In late March, the World Food Programme (WFP) launched its first cross-border assistance convoys in six months from Adré and Tina in Chad to feed North, West, and Central Darfur residents. The WFP said that these are some of the first cross-border convoys of WFP aid to reach Darfur after lengthy discussions to reinstate these channels after Port Sudan cancelled humanitarian corridors from Chad in February.

But this success story was short-lived.

On 27 March, the RSF confiscated WFP aid delivered to the Ronga Tas Internally Displaced Camp (IDP) in Central Darfur, the Darfur Network for Human Rights reported. Eyewitnesses told the network that the militia took the lionshare of aid for themselves and distributed the rest to its affiliates in the neighbouring Sharq Alneel IDP camp controlled by the RSF Brigadier General Omda Osman.

The warring parties are both confiscating aid in areas they control and blocking any support intended for areas they do not, says former advisor to the prime minister, Amjad farid. “The two warring parties are trying to take humanitarian assistance hostage to their political and military calculations,” he added.

Army leader Lt.-Gen. Abdelfattah al-Burhan addresses troops in 2022 (SAF social media)

A war of words

The two main warring parties deny these claims and have instigated a war of words, trading accusations over blocked and confiscated aid shipments.

An army commander, who requested anonymity, told Ayin that the RSF were starving civilians in safe states, where conflict is not taking place, by shutting roads and robbing aid convoys and trucks, halting trade and food supplies.
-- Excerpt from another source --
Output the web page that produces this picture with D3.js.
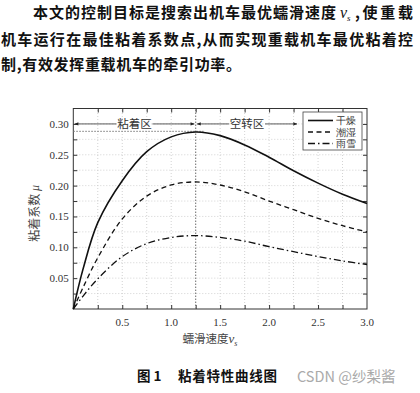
<!DOCTYPE html>
<html>
<head>
<meta charset="utf-8">
<script src="https://cdn.jsdelivr.net/npm/d3@7"></script>
<style>
  body { margin: 0; background: #fff; }
  svg { display: block; }
</style>
</head>
<body>
<script>
// values
const slip = [0, 0.1, 0.25, 0.5, 0.75, 1.0, 1.25, 1.5, 1.75, 2.0, 2.25, 2.5, 2.75, 3.0];
const dry  = [0, 0.065, 0.140, 0.208, 0.255, 0.279, 0.287, 0.281, 0.266, 0.246, 0.224, 0.204, 0.186, 0.171];
const wet  = [0, 0.035, 0.083, 0.146, 0.183, 0.201, 0.206, 0.201, 0.190, 0.175, 0.161, 0.147, 0.135, 0.125];
const snow = [0, 0.021, 0.049, 0.085, 0.106, 0.116, 0.119, 0.116, 0.110, 0.101, 0.093, 0.085, 0.078, 0.072];
const seriesNames = ["干燥", "潮湿", "雨雪"];
const xTickLabels = [0.5, 1.0, 1.5, 2.0, 2.5, 3.0];
const yTickLabels = [0.05, 0.10, 0.15, 0.20, 0.25, 0.30];
const zoneNames = ["粘着区", "空转区"];
const optSlip = 1.25, optMu = 0.288, zoneArrowY = 0.30, zoneEnd = 2.3;

const paragraph = [
  "本文的控制目标是搜索出机车最优蠕滑速度",
  "机车运行在最佳粘着系数点,从而实现重载机车最优粘着控",
  "制,有效发挥重载机车的牵引功率。"
];

const W = 420, H = 393;
const m = {left: 73.3, right: 53, top: 108.5, bottom: 84};
const svg = d3.select("body").append("svg").attr("width", W).attr("height", H);

const cjk = "'Noto Sans CJK SC', sans-serif";
const serif = "'Liberation Serif', 'DejaVu Serif', serif";

// paragraph on top
const para = svg.append("g").attr("font-family", cjk).attr("font-weight", 700)
  .attr("font-size", 15).attr("fill", "#111");
para.append("text").attr("x", 33).attr("y", 18).attr("textLength", 303)
  .attr("lengthAdjust", "spacing").text(paragraph[0]);
const vs = para.append("text").attr("x", 340).attr("y", 18).attr("font-family", serif)
  .attr("font-weight", 400);
vs.append("tspan").attr("font-style", "italic").attr("font-size", 16).text("v");
vs.append("tspan").attr("font-style", "italic").attr("font-size", 9).attr("dy", 3).text("s");
para.append("text").attr("x", 355).attr("y", 18).attr("textLength", 58)
  .attr("lengthAdjust", "spacing").text(",使重载");
para.append("text").attr("x", 1).attr("y", 45).attr("textLength", 412)
  .attr("lengthAdjust", "spacing").text(paragraph[1]);
para.append("text").attr("x", 1).attr("y", 70).attr("textLength", 240)
  .attr("lengthAdjust", "spacing").text(paragraph[2]);

// scales
const x = d3.scaleLinear().domain([0, 3]).range([m.left, W - m.right]);
const y = d3.scaleLinear().domain([0, 0.325]).range([H - m.bottom, m.top]);

const g = svg.append("g");

// grid
const xMinor = d3.range(0.25, 3, 0.25);
const yMinor = d3.range(0.025, 0.325, 0.025);
g.append("g").selectAll("line").data(xMinor).join("line")
  .attr("x1", d => x(d)).attr("x2", d => x(d))
  .attr("y1", y(0)).attr("y2", y(0.325))
  .attr("stroke", "#c8c8c8").attr("stroke-width", 0.8).attr("stroke-dasharray", "1,2");
g.append("g").selectAll("line").data(yMinor).join("line")
  .attr("x1", x(0)).attr("x2", x(3))
  .attr("y1", d => y(d)).attr("y2", d => y(d))
  .attr("stroke", "#c8c8c8").attr("stroke-width", 0.8).attr("stroke-dasharray", "1,2");

// axes, ticks inward on all sides
const xAll = d3.range(0.25, 3.0, 0.25);
const yAll = d3.range(0.025, 0.325, 0.025);
const axStyle = sel => {
  sel.select(".domain").remove();
  sel.selectAll(".tick line").attr("stroke", "#333");
  sel.selectAll("text").remove();
};
g.append("g").attr("transform", `translate(0,${y(0)})`)
  .call(d3.axisTop(x).tickValues(xAll).tickSize(4)).call(axStyle);
g.append("g").attr("transform", `translate(0,${y(0.325)})`)
  .call(d3.axisBottom(x).tickValues(xAll).tickSize(4)).call(axStyle);
g.append("g").attr("transform", `translate(${x(0)},0)`)
  .call(d3.axisRight(y).tickValues(yAll).tickSize(4)).call(axStyle);
g.append("g").attr("transform", `translate(${x(3)},0)`)
  .call(d3.axisLeft(y).tickValues(yAll).tickSize(4)).call(axStyle);

// tick labels
g.append("g").attr("font-family", serif).attr("font-size", 11).attr("fill", "#333")
  .selectAll("text").data(xTickLabels).join("text")
  .attr("x", d => x(d)).attr("y", y(0) + 17).attr("text-anchor", "middle")
  .text(d => d.toFixed(1));
g.append("g").attr("font-family", serif).attr("font-size", 11).attr("fill", "#333")
  .selectAll("text").data(yTickLabels).join("text")
  .attr("x", x(0) - 4.5).attr("y", d => y(d) + 4).attr("text-anchor", "end")
  .text(d => d.toFixed(2));

// box
g.append("rect").attr("x", x(0)).attr("y", y(0.325))
  .attr("width", x(3) - x(0)).attr("height", y(0) - y(0.325))
  .attr("fill", "none").attr("stroke", "#333").attr("stroke-width", 1);

// optimum guide lines
g.append("line").attr("x1", x(optSlip)).attr("x2", x(optSlip))
  .attr("y1", y(0)).attr("y2", y(0.325))
  .attr("stroke", "#777").attr("stroke-width", 1).attr("stroke-dasharray", "1.5,1.5");
g.append("line").attr("x1", x(0)).attr("x2", x(optSlip + 0.08))
  .attr("y1", y(optMu)).attr("y2", y(optMu))
  .attr("stroke", "#777").attr("stroke-width", 1).attr("stroke-dasharray", "1.5,1.5");

// zone arrows
const defs = svg.append("defs");
defs.append("marker").attr("id", "arr").attr("viewBox", "0 0 10 10")
  .attr("refX", 9).attr("refY", 5).attr("markerWidth", 6).attr("markerHeight", 5)
  .attr("orient", "auto-start-reverse")
  .append("path").attr("d", "M0,1 L10,5 L0,9 Z").attr("fill", "#222");

const zy = y(zoneArrowY);
const zones = [
  {name: zoneNames[0], a: 0, b: optSlip},
  {name: zoneNames[1], a: optSlip, b: zoneEnd}
];
zones.forEach(z => {
  const cx = (x(z.a) + x(z.b)) / 2, half = 18;
  g.append("line").attr("x1", x(z.a) + 1.5).attr("x2", cx - half).attr("y1", zy).attr("y2", zy)
    .attr("stroke", "#333").attr("stroke-width", 0.8).attr("marker-start", "url(#arr)");
  g.append("line").attr("x1", cx + half).attr("x2", x(z.b) - 1.5).attr("y1", zy).attr("y2", zy)
    .attr("stroke", "#333").attr("stroke-width", 0.8).attr("marker-end", "url(#arr)");
  g.append("text").attr("x", cx).attr("y", zy + 4.5).attr("text-anchor", "middle")
    .attr("font-family", cjk).attr("font-size", 11.5).attr("fill", "#333").text(z.name);
});

// curves
const data = [dry, wet, snow];
const dashes = [null, "5,3.5", "7,3,1.5,3"];
const line = d3.line().x((d, i) => x(slip[i])).y(d => y(d)).curve(d3.curveCatmullRom.alpha(0.5));
g.append("g").selectAll("path").data(data).join("path")
  .attr("d", line).attr("fill", "none").attr("stroke", "#111")
  .attr("stroke-width", (d, i) => i === 0 ? 1.6 : 1.3)
  .attr("stroke-dasharray", (d, i) => dashes[i]);

// legend
const lg = g.append("g");
lg.append("rect").attr("x", 303).attr("y", 112).attr("width", 59).attr("height", 38)
  .attr("fill", "#fff").attr("stroke", "#444").attr("stroke-width", 0.8);
seriesNames.forEach((n, i) => {
  const ly = 120.5 + i * 11.5;
  lg.append("line").attr("x1", 308).attr("x2", 333).attr("y1", ly).attr("y2", ly)
    .attr("stroke", "#111").attr("stroke-width", i === 0 ? 1.6 : 1.3)
    .attr("stroke-dasharray", dashes[i]);
  lg.append("text").attr("x", 336).attr("y", ly + 3.5).attr("font-family", serif)
    .attr("font-size", 10).attr("fill", "#333").text(n);
});

// axis titles
const yt = svg.append("text").attr("transform", `translate(39,${y(0.155)}) rotate(-90)`)
  .attr("text-anchor", "middle").attr("font-family", cjk).attr("font-size", 12).attr("fill", "#444");
yt.append("tspan").text("粘着系数 ");
yt.append("tspan").attr("font-family", serif).attr("font-style", "italic").text("μ");

const xt = svg.append("text").attr("x", 210).attr("y", 343).attr("text-anchor", "middle")
  .attr("font-family", cjk).attr("font-size", 11.5).attr("fill", "#444");
xt.append("tspan").text("蠕滑速度");
xt.append("tspan").attr("font-family", serif).attr("font-style", "italic").attr("font-size", 13).text("v");
xt.append("tspan").attr("font-family", serif).attr("font-style", "italic").attr("font-size", 8).attr("dy", 3).text("s");

// caption + watermark
svg.append("text").attr("x", 137).attr("y", 381).attr("font-family", cjk).attr("font-weight", 700)
  .attr("font-size", 13.5).attr("fill", "#111").text("图 1");
svg.append("text").attr("x", 178).attr("y", 381).attr("font-family", cjk).attr("font-weight", 700)
  .attr("font-size", 13.5).attr("fill", "#111").attr("textLength", 99).text("粘着特性曲线图");
svg.append("text").attr("x", 297).attr("y", 382).attr("font-family", cjk)
  .attr("font-size", 14.5).attr("fill", "#aaa").text("CSDN @纱梨酱");
</script>
</body>
</html>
While Mustafa Mohamed Ibrahim, Advisor to the Commander of the Rapid Support Forces, says the army has routinely blocked aid coming into Port Sudan from reaching the Darfur region since most states in Darfur are under RSF control.

A government official in the RSF-controlled South Darfur State recently accused the army of obstructing the delivery of over 35,000 bags of grain from an Arab nation to a displacement camp in South Darfur State. “After the Rapid Support Forces occupied Nyala late last October, the security services (in the army) have refused to send aid to South Darfur,” he said.  “We tried to confer with Port Sudan authorities without success.”

Displaced women in a shelter in El Fasher, North Darfur State (Ayin)

North Darfur State: blocked on three fronts

While the warring parties trade accusations, civilians are struggling with severe hunger in areas where humanitarian aid could help mitigate food insecurity if access was available, local aid actors told Ayin.

Distribution and control of humanitarian aid is particularly complex in North Darfur State where the army, the RSF, and armed groups aligned with both warring parties all compete to hold sway over the much-needed aid.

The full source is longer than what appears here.